EXERCISE DETAILS: Return all the data below as it stands, minus the pictures.

BEGIN STORED DATA

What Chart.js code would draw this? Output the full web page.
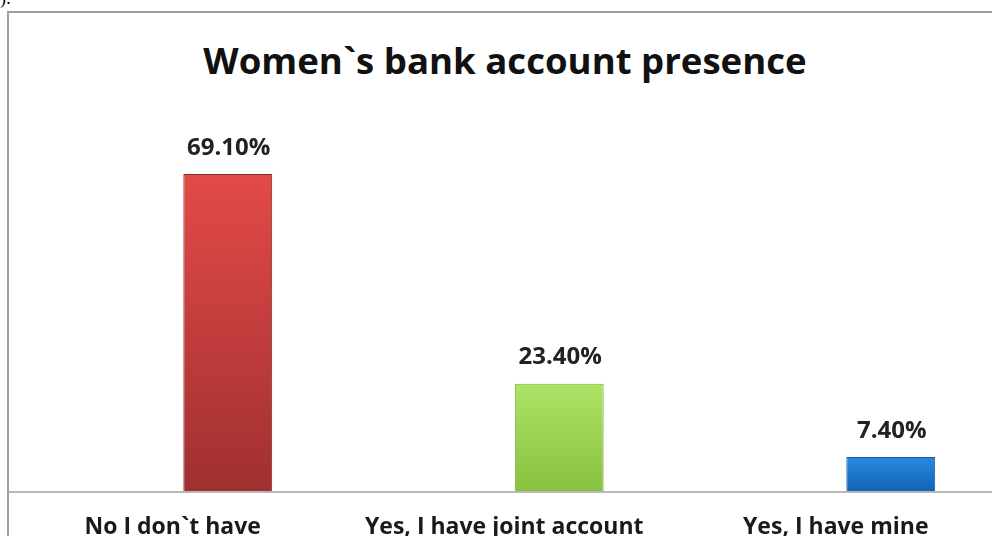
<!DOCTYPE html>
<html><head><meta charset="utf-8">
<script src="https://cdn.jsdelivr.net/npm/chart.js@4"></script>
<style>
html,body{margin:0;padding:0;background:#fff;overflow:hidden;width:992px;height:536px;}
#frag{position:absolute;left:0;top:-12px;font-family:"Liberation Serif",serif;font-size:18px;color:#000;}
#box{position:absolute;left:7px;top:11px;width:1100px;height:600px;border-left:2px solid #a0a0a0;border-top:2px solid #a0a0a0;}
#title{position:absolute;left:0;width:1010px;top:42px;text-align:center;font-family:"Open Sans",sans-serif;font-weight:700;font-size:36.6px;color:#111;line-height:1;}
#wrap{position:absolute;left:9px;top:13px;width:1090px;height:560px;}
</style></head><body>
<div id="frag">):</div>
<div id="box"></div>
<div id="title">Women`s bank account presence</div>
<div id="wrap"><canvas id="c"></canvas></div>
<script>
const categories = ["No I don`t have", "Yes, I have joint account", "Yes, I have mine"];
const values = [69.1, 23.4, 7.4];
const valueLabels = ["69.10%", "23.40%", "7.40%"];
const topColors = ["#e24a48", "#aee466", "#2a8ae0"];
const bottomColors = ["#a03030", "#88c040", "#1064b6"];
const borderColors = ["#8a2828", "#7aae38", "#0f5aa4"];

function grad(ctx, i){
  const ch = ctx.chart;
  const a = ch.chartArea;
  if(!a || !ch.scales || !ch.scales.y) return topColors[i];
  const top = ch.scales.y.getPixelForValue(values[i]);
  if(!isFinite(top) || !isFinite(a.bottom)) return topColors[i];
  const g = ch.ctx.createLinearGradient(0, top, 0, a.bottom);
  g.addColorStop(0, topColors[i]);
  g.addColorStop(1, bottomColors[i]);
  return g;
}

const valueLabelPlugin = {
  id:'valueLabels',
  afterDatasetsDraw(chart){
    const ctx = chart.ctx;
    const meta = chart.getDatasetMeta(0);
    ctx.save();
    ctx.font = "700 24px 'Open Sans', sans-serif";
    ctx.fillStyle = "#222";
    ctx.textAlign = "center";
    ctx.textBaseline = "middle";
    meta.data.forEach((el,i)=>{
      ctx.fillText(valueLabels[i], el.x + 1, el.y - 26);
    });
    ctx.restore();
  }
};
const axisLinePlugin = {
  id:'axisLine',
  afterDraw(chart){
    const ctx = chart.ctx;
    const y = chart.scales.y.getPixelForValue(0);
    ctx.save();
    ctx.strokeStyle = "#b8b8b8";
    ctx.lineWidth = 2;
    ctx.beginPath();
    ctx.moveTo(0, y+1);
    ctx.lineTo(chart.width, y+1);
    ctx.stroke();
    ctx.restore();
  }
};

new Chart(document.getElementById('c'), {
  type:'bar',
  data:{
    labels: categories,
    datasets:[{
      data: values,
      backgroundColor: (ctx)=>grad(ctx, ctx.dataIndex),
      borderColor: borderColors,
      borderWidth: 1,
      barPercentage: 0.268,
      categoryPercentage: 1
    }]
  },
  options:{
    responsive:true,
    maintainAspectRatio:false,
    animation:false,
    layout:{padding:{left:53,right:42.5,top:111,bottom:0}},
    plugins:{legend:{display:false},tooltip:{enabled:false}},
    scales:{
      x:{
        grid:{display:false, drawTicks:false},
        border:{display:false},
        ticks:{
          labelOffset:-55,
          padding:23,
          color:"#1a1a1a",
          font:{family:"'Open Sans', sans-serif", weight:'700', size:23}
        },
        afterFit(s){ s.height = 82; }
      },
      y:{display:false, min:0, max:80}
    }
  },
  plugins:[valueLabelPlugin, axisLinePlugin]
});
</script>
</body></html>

END STORED DATA

EXERCISE ANSWER:
What Chart.js code would draw this? Output the full web page.
<!DOCTYPE html>
<html><head><meta charset="utf-8">
<script src="https://cdn.jsdelivr.net/npm/chart.js@4"></script>
<style>
html,body{margin:0;padding:0;background:#fff;overflow:hidden;width:992px;height:536px;}
#frag{position:absolute;left:0;top:-12px;font-family:"Liberation Serif",serif;font-size:18px;color:#000;}
#box{position:absolute;left:7px;top:11px;width:1100px;height:600px;border-left:2px solid #a0a0a0;border-top:2px solid #a0a0a0;}
#title{position:absolute;left:0;width:1010px;top:42px;text-align:center;font-family:"Open Sans",sans-serif;font-weight:700;font-size:36.6px;color:#111;line-height:1;}
#wrap{position:absolute;left:9px;top:13px;width:1090px;height:560px;}
</style></head><body>
<div id="frag">):</div>
<div id="box"></div>
<div id="title">Women`s bank account presence</div>
<div id="wrap"><canvas id="c"></canvas></div>
<script>
const categories = ["No I don`t have", "Yes, I have joint account", "Yes, I have mine"];
const values = [69.1, 23.4, 7.4];
const valueLabels = ["69.10%", "23.40%", "7.40%"];
const topColors = ["#e24a48", "#aee466", "#2a8ae0"];
const bottomColors = ["#a03030", "#88c040", "#1064b6"];
const borderColors = ["#8a2828", "#7aae38", "#0f5aa4"];

function grad(ctx, i){
  const ch = ctx.chart;
  const a = ch.chartArea;
  if(!a || !ch.scales || !ch.scales.y) return topColors[i];
  const top = ch.scales.y.getPixelForValue(values[i]);
  if(!isFinite(top) || !isFinite(a.bottom)) return topColors[i];
  const g = ch.ctx.createLinearGradient(0, top, 0, a.bottom);
  g.addColorStop(0, topColors[i]);
  g.addColorStop(1, bottomColors[i]);
  return g;
}

const valueLabelPlugin = {
  id:'valueLabels',
  afterDatasetsDraw(chart){
    const ctx = chart.ctx;
    const meta = chart.getDatasetMeta(0);
    ctx.save();
    ctx.font = "700 24px 'Open Sans', sans-serif";
    ctx.fillStyle = "#222";
    ctx.textAlign = "center";
    ctx.textBaseline = "middle";
    meta.data.forEach((el,i)=>{
      ctx.fillText(valueLabels[i], el.x + 1, el.y - 26);
    });
    ctx.restore();
  }
};
const axisLinePlugin = {
  id:'axisLine',
  afterDraw(chart){
    const ctx = chart.ctx;
    const y = chart.scales.y.getPixelForValue(0);
    ctx.save();
    ctx.strokeStyle = "#b8b8b8";
    ctx.lineWidth = 2;
    ctx.beginPath();
    ctx.moveTo(0, y+1);
    ctx.lineTo(chart.width, y+1);
    ctx.stroke();
    ctx.restore();
  }
};

new Chart(document.getElementById('c'), {
  type:'bar',
  data:{
    labels: categories,
    datasets:[{
      data: values,
      backgroundColor: (ctx)=>grad(ctx, ctx.dataIndex),
      borderColor: borderColors,
      borderWidth: 1,
      barPercentage: 0.268,
      categoryPercentage: 1
    }]
  },
  options:{
    responsive:true,
    maintainAspectRatio:false,
    animation:false,
    layout:{padding:{left:53,right:42.5,top:111,bottom:0}},
    plugins:{legend:{display:false},tooltip:{enabled:false}},
    scales:{
      x:{
        grid:{display:false, drawTicks:false},
        border:{display:false},
        ticks:{
          labelOffset:-55,
          padding:23,
          color:"#1a1a1a",
          font:{family:"'Open Sans', sans-serif", weight:'700', size:23}
        },
        afterFit(s){ s.height = 82; }
      },
      y:{display:false, min:0, max:80}
    }
  },
  plugins:[valueLabelPlugin, axisLinePlugin]
});
</script>
</body></html>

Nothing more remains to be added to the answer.